The executive charged with clarifying the complementary roles of the board and management can start by laying out the parameters of “Strategy.” It covers:

  • Planning & Risk
  • Innovation
  • Capital Planning & Shareowners.

Planning and Risk

The strategic plan, capital plan, and the annual budget are all important articulations of strategy and planning. Start-ups may begin a year not knowing whether they can meet payroll come Q3 and Q4. Some smaller companies may only have an annual budget. These important tools enable enterprises to plan for and achieve greater progress.
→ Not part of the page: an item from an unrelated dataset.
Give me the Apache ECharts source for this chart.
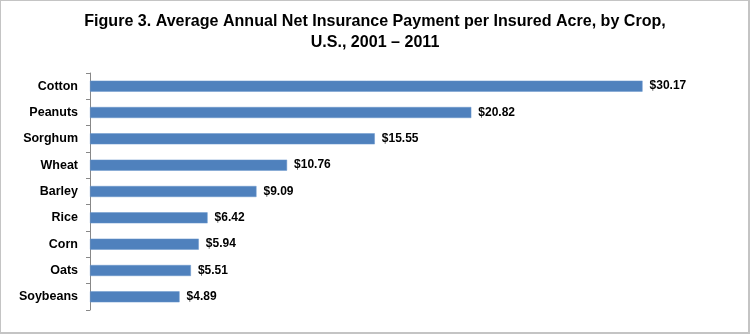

Risk analysis is an essential element of planning. The 2002 “Enron” and 2008 banking crises increased the importance of risk oversight for the board – especially as it reviews and approves strategic plans. Understanding and articulating a company’s appetite for risk is a management function. But the board should understand and align with management, then oversee management’s implementation of the plans and risk mitigation.

Innovation

Boards can foster a corporate culture of innovation by showing interest in new products and services, improvements to existing products and services, as well as improvements to the supply chain, methods of production and service delivery.

Capital and Shareowners

The Board ensures efficient allocation of the company’s capital – acting on management’s analysis and recommendations to update and upgrade capital assets or dispose of underperforming assets. It must also understand the peculiarities of the company’s balance sheet, credit ratings, and shareowners (including their priorities and policies). And it oversees management’s communications with shareowners.

Divide the Work and Conquer the Marketplace

Management should:

  1. Drive development of the Company’s strategy
  2. Lay out the Company’s main purpose, the uses, and sources of funds, and
  3. Plan for profitability.

Then, the Board makes the decisions on key capital allocations and structural decisions. In doing this work on Strategy, the Board will be less hands-on than when it is working on Leadership.

Strategy Plan Meeting Process

It can be helpful to discuss well in advance of the (typically annual) strategic plan meeting how to approach preparation for and expectations for the meeting itself. Gaining alignment at this early point saves prep time and reduces disconnects at the meeting.

The meeting itself will cover a lot of ground – the company’s mission, M&A priorities, dividend levels, new product initiatives, shareowner base and priorities, the regulatory environment, expense management, the role of technology in the company’s business, marketing initiatives, customer value proposition and new business opportunities. Allow time for the board to reflect on the discussions and for management to respond to any open questions. Then, at the next regularly scheduled board meeting, approve the strategic plan, the capital plan, and the annual budget.

After board approval, management must execute these plans – and boards must monitor and oversee that execution.